“It’s also comparable to carbon fibre, but much less expensive… It is both strong and tough, which is a combination not usually found in nature.”
It takes 10 times more energy to fracture than natural wood and the material can even be bent and moulded at the beginning of the process.
The team also tested the new wood material by shooting bullet-like projectiles at it, which were stopped partway through.
It means soft woods like pine or balsa, which are fast growing could replace slower-growing but denser woods like teak in furniture or buildings.
The development is a promising route to the design of sustainable, environmentally-friendly lightweight but high performance structural materials, with many potential applications.

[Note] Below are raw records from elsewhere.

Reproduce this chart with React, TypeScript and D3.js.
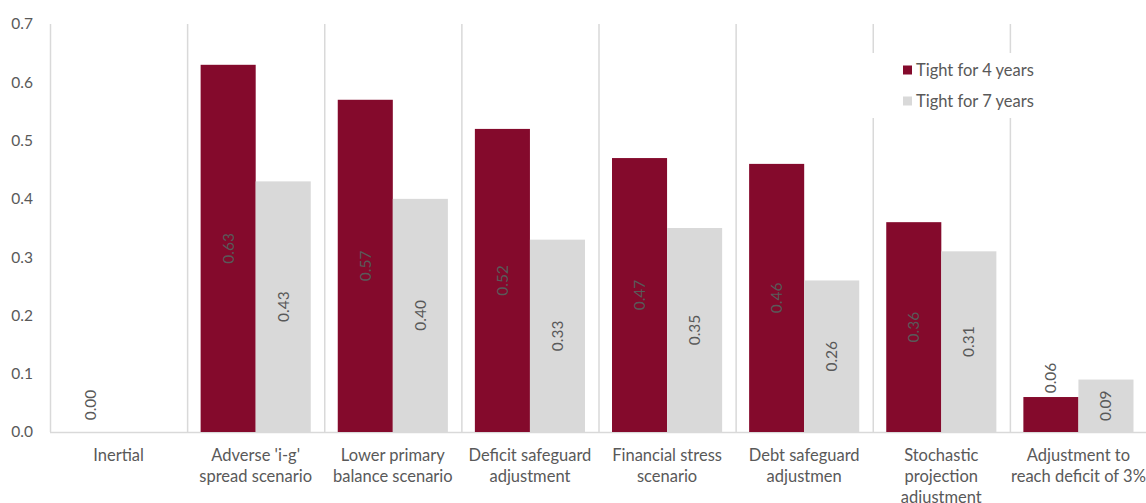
import React from "react";
import * as d3 from "d3";

const categories: string[][] = [
  ["Inertial"],
  ["Adverse 'i-g'", "spread scenario"],
  ["Lower primary", "balance scenario"],
  ["Deficit safeguard", "adjustment"],
  ["Financial stress", "scenario"],
  ["Debt safeguard", "adjustmen"],
  ["Stochastic", "projection", "adjustment"],
  ["Adjustment to", "reach deficit of 3%"],
];
const seriesNames = ["Tight for 4 years", "Tight for 7 years"];
const tight4: (number | null)[] = [0.0, 0.63, 0.57, 0.52, 0.47, 0.46, 0.36, 0.06];
const tight7: (number | null)[] = [null, 0.43, 0.4, 0.33, 0.35, 0.26, 0.31, 0.09];
const yTicks = [0, 0.1, 0.2, 0.3, 0.4, 0.5, 0.6, 0.7];
const colors = ["#840A2C", "#D9D9D9"];

const W = 1146;
const H = 503;
const left = 50;
const right = 1147;
const top = 24;
const bottom = 432;
const font = "Lato, 'Open Sans', sans-serif";
const textColor = "#595959";

export default function App() {
  const keys = categories.map((_, i) => String(i));
  const x0 = d3.scaleBand<string>().domain(keys).range([left, right]).padding(0);
  const bw = x0.bandwidth();
  const x1 = d3.scaleBand<string>().domain(seriesNames).range([13.5, bw - 13.5]).padding(0);
  const y = d3.scaleLinear().domain([0, 0.7]).range([bottom, top]);
  const series = [tight4, tight7];
  const labelLen = 32;

  return (
    <svg width={W} height={H} style={{ position: "absolute", left: 0, top: 0, background: "#fff" }}>
      {keys.map((k) => (
        <line key={"g" + k} x1={x0(k)! + 0.5} x2={x0(k)! + 0.5} y1={top} y2={bottom} stroke="#D9D9D9" strokeWidth={1.5} />
      ))}
      <line x1={left} x2={right} y1={bottom + 0.5} y2={bottom + 0.5} stroke="#D9D9D9" strokeWidth={1.5} />
      {yTicks.map((t) => (
        <text key={"y" + t} x={33} y={y(t)} dy="0.35em" textAnchor="end" fontFamily={font} fontSize={15.5} fill={textColor}>
          {t.toFixed(1)}
        </text>
      ))}
      {series.map((vals, si) =>
        vals.map((v, i) => {
          if (v === null) return null;
          const bx = x0(keys[i])! + x1(seriesNames[si])!;
          const w = x1.bandwidth();
          const yt = y(v);
          const h = bottom - yt;
          return <rect key={"b" + si + "-" + i} x={bx} y={yt} width={w} height={h} fill={colors[si]} />;
        })
      )}
      {series.map((vals, si) =>
        vals.map((v, i) => {
          if (v === null) return null;
          const cx = x0(keys[i])! + x1(seriesNames[si])! + x1.bandwidth() / 2;
          const yt = y(v);
          const h = bottom - yt;
          let cy: number;
          if (h >= labelLen + 6) cy = (yt + bottom) / 2;
          else cy = Math.min(yt - 3, bottom - 11) - labelLen / 2;
          return (
            <text
              key={"l" + si + "-" + i}
              transform={`translate(${cx},${cy}) rotate(-90)`}
              textAnchor="middle"
              dy="0.35em"
              fontFamily={font}
              fontSize={15.5}
              fill={textColor}
            >
              {v.toFixed(2)}
            </text>
          );
        })
      )}
      {categories.map((lines, i) => (
        <text key={"c" + i} textAnchor="middle" fontFamily={font} fontSize={16.5} fill={textColor}>
          {lines.map((ln, j) => (
            <tspan key={j} x={x0(keys[i])! + bw / 2} y={455 + j * 21} dy="0.35em">
              {ln}
            </tspan>
          ))}
        </text>
      ))}
      <rect x={868} y={53} width={148} height={65} fill="#fff" />
      {seriesNames.map((s, i) => (
        <g key={"lg" + i} transform={`translate(903,${70 + i * 31})`}>
          <rect x={0} y={-4.5} width={9} height={9} fill={colors[i]} />
          <text x={13} y={0} dy="0.35em" fontFamily={font} fontSize={16.5} fill={textColor}>
            {s}
          </text>
        </g>
      ))}
    </svg>
  );
}
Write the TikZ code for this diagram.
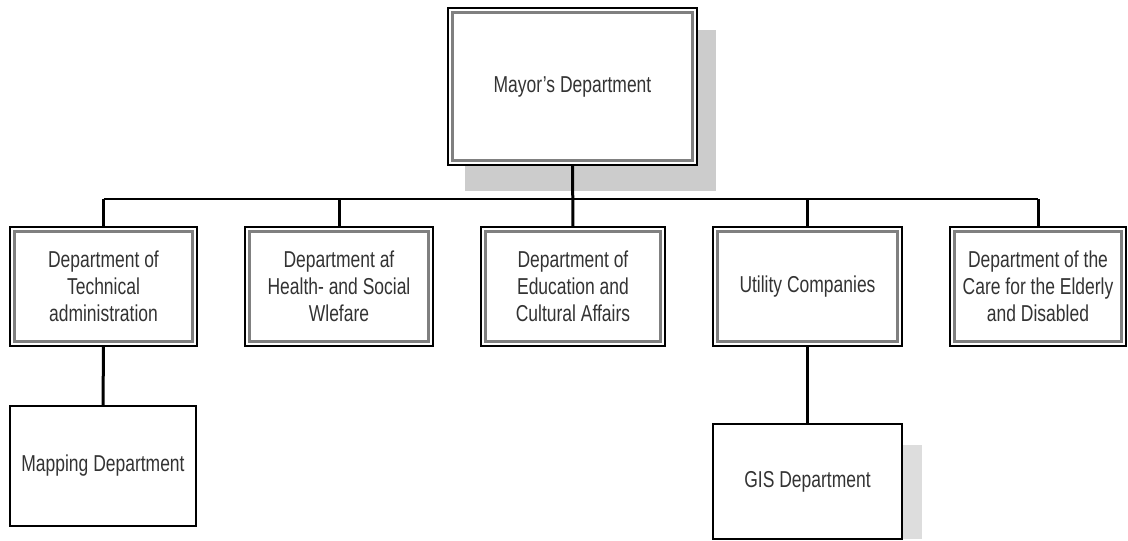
\documentclass[tikz,border=0pt]{standalone}
\usepackage{fontspec}
\setmainfont{Liberation Sans}[FakeStretch=0.76]
\definecolor{txt}{HTML}{333333}
\definecolor{band}{HTML}{808080}
\definecolor{shadowgray}{HTML}{CCCCCC}
\definecolor{lightshadow}{HTML}{DDDDDD}
\tikzset{
  orgbox/.style={draw=black, line width=1.6pt, fill=white, inner sep=0pt, outer sep=0pt,
    align=center, text=txt, font=\fontsize{23}{27}\selectfont,
    path picture={\draw[band, line width=3pt]
      ([shift={(4.5pt,4.5pt)}]path picture bounding box.south west) rectangle
      ([shift={(-4.5pt,-4.5pt)}]path picture bounding box.north east);}},
  plainbox/.style={draw=black, line width=1.6pt, fill=white, inner sep=0pt, outer sep=0pt,
    align=center, text=txt, font=\fontsize{23}{27}\selectfont},
  drop/.style={draw=black, line width=3pt},
  busline/.style={draw=black, line width=2pt},
}
\begin{document}
\begin{tikzpicture}[x=1pt,y=-1pt]
\useasboundingbox (0,0) rectangle (1128,541);
% shadows
\fill[shadowgray] (465,30) rectangle (716,191);
\fill[lightshadow] (902,445) rectangle (922,539);
% boxes
\node[orgbox, minimum width=249pt, minimum height=157pt] (mayor) at (572.5,86.5) {Mayor's Department};
\node[orgbox, minimum width=187pt, minimum height=119pt] (tech) at (103.5,286.5) {Department of\\Technical\\administration};
\node[orgbox, minimum width=188pt, minimum height=119pt] (health) at (339,286.5) {Department af\\Health- and Social\\Wlefare};
\node[orgbox, minimum width=184pt, minimum height=119pt] (edu) at (573,286.5) {Department of\\Education and\\Cultural Affairs};
\node[orgbox, minimum width=189pt, minimum height=119pt] (util) at (807.5,286.5) {Utility Companies};
\node[orgbox, minimum width=176pt, minimum height=119pt] (care) at (1038,286.5) {Department of the\\Care for the Elderly\\and Disabled};
\node[plainbox, minimum width=186pt, minimum height=120pt] (map) at (103,466) {Mapping Department};
\node[plainbox, minimum width=189pt, minimum height=115pt] (gis) at (807.5,481.5) {GIS Department};
% connectors
\coordinate (bus) at (0,199);
\draw[busline] (tech.north |- bus) -- (care.north |- bus);
\draw[drop] (mayor.south) -- (edu.north);
\draw[drop] (tech.north |- bus) -- (tech.north);
\draw[drop] (health.north |- bus) -- (health.north);
\draw[drop] (util.north |- bus) -- (util.north);
\draw[drop] (care.north |- bus) -- (care.north);
\draw[drop] (tech.south) -- (map.north);
\draw[drop] (util.south) -- (gis.north);
\end{tikzpicture}
\end{document}
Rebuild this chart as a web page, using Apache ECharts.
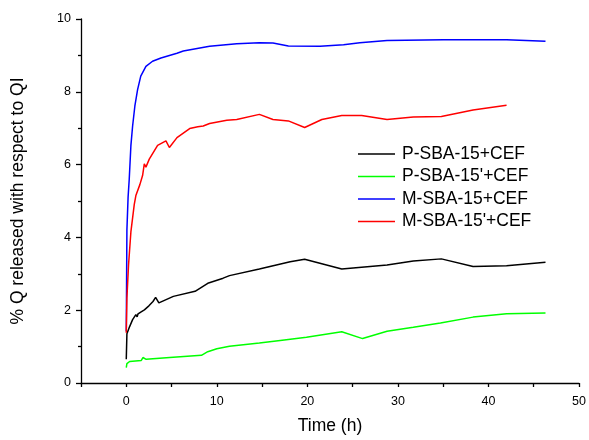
<!DOCTYPE html>
<html>
<head>
<meta charset="utf-8">
<script src="https://cdn.jsdelivr.net/npm/echarts@6/dist/echarts.min.js"></script>
<style>html,body{margin:0;padding:0;background:#fff;}#c{width:589px;height:440px;}</style>
</head>
<body>
<div id="c"></div>
<script>
var seriesNames = ["P-SBA-15+CEF", "P-SBA-15'+CEF", "M-SBA-15+CEF", "M-SBA-15'+CEF"];
var xLabelStep = 10;

var tBlack = [0, 0.07, 0.37, 0.7, 1.06, 1.2, 1.3, 1.6, 2.0, 2.5, 2.95, 3.24, 3.6, 5.2, 7.6, 9.0, 10.7, 11.4, 14.7, 18.1, 19.7, 23.8, 28.8, 31.7, 34.8, 38.3, 42, 46.3];
var vBlack = [0.65, 1.35, 1.55, 1.74, 1.88, 1.82, 1.9, 1.95, 2.01, 2.12, 2.24, 2.35, 2.2, 2.38, 2.52, 2.74, 2.88, 2.95, 3.13, 3.33, 3.40, 3.13, 3.24, 3.35, 3.41, 3.2, 3.22, 3.32];

var tGreen = [0, 0.07, 0.37, 1.66, 1.84, 2.2, 4.8, 8.3, 9.0, 10.0, 11.4, 14.7, 17.0, 19.9, 23.8, 26.1, 28.8, 31.7, 34.7, 38.3, 42, 46.3];
var vGreen = [0.42, 0.53, 0.59, 0.62, 0.70, 0.65, 0.70, 0.76, 0.86, 0.94, 1.01, 1.10, 1.17, 1.26, 1.41, 1.22, 1.42, 1.53, 1.65, 1.81, 1.90, 1.92];

var tBlue = [0, 0.07, 0.2, 0.33, 0.51, 0.7, 0.95, 1.25, 1.6, 2.17, 2.9, 3.83, 5.6, 6.3, 9.2, 12.2, 14.7, 16.2, 17.9, 21.4, 24, 25.8, 28.8, 35, 38.3, 42, 46.3];
var vBlue = [1.42, 4.2, 5.1, 5.61, 6.52, 7.06, 7.61, 8.06, 8.43, 8.70, 8.84, 8.93, 9.06, 9.12, 9.25, 9.32, 9.35, 9.34, 9.26, 9.25, 9.29, 9.35, 9.41, 9.43, 9.43, 9.43, 9.39];

var tRed = [0, 0.07, 0.25, 0.51, 0.88, 1.06, 1.5, 1.8, 1.99, 2.17, 2.54, 3.46, 4.38, 4.76, 5.6, 7.0, 7.9, 8.5, 9.2, 11.1, 12.2, 14.7, 16.2, 17.9, 19.7, 21.6, 23.8, 26, 28.8, 31.7, 34.8, 38.3, 42];
var vRed = [1.38, 2.33, 3.24, 4.15, 4.9, 5.15, 5.45, 5.7, 6.02, 5.93, 6.15, 6.53, 6.65, 6.47, 6.74, 6.99, 7.04, 7.06, 7.13, 7.22, 7.24, 7.38, 7.24, 7.2, 7.02, 7.24, 7.35, 7.35, 7.24, 7.31, 7.32, 7.5, 7.63];

var colors = ['#000000', '#00ff00', '#0000ff', '#ff0000'];
var times = [tBlack, tGreen, tBlue, tRed];
var vals = [vBlack, vGreen, vBlue, vRed];

function pairs(t, v) { var out = []; for (var i = 0; i < t.length; i++) out.push([t[i], v[i]]); return out; }

var FONT = 'Arial, "Liberation Sans", sans-serif';
var chart = echarts.init(document.getElementById('c'), null, {renderer: 'canvas'});
var series = [];
for (var i = 0; i < 4; i++) {
  series.push({
    name: seriesNames[i], type: 'line',
    data: pairs(times[i], vals[i]), symbol: 'none', showSymbol: false, smooth: false,
    lineStyle: {color: colors[i], width: 1.5}, itemStyle: {color: colors[i]}
  });
}
chart.setOption({
  animation: false,
  backgroundColor: '#fff',
  grid: {left: 81, right: 10, top: 19, bottom: 54},
  legend: {
    orient: 'vertical', left: 353, top: 140, padding: 5,
    icon: 'rect', itemWidth: 37, itemHeight: 1.5, itemGap: 4.5,
    data: seriesNames,
    textStyle: {fontFamily: FONT, fontSize: 17.5, color: '#000', padding: [0, 0, 0, 2]}
  },
  xAxis: {
    type: 'value', min: -5, max: 50, interval: 5,
    name: 'Time (h)', nameLocation: 'middle', nameGap: 34,
    nameTextStyle: {fontFamily: FONT, fontSize: 17.5, color: '#000'},
    axisLine: {show: true, onZero: false, lineStyle: {color: '#000', width: 1.3}},
    axisTick: {show: true, length: 4, lineStyle: {color: '#000', width: 1.3}},
    axisLabel: {
      show: true, fontFamily: FONT, fontSize: 12.5, color: '#000', margin: 12,
      showMinLabel: true, showMaxLabel: true, hideOverlap: false,
      formatter: function (v) { return (v % xLabelStep === 0) ? String(v) : ''; }
    },
    splitLine: {show: false}
  },
  yAxis: {
    type: 'value', min: 0, max: 10, interval: 2,
    name: '% Q released with respect to QI', nameLocation: 'middle', nameGap: 54, nameRotate: 90,
    nameTextStyle: {fontFamily: FONT, fontSize: 17.5, color: '#000'},
    axisLine: {show: true, onZero: false, lineStyle: {color: '#000', width: 1.3}},
    axisTick: {show: true, length: 5, lineStyle: {color: '#000', width: 1.3}},
    minorTick: {show: true, splitNumber: 2, length: 3, lineStyle: {color: '#000', width: 1.3}},
    axisLabel: {fontFamily: FONT, fontSize: 12.5, color: '#000', margin: 10},
    splitLine: {show: false}, minorSplitLine: {show: false}
  },
  series: series
});
</script>
</body>
</html>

"This kind of wood could be used in cars, airplanes, buildings - any application where steel is used," Hu said.
The study reveals the subtle balance between hydrogen bonding and the adhesion imparted by polyphenolic compounds.
Hu's research has explored the capacities of wood's natural nanotechnology. They previously made a range of emerging technologies out of nanocellulose related materials such as super clear paper for replacing plastic; photonic paper for improving solar cell efficiency by 30%; a battery and a supercapacitor out of wood; and solar water desalination for drinking and specifically filtering out toxic dyes. These wood-based emerging technologies are being commercialized through a UMD spinoff company, Inventwood LLC.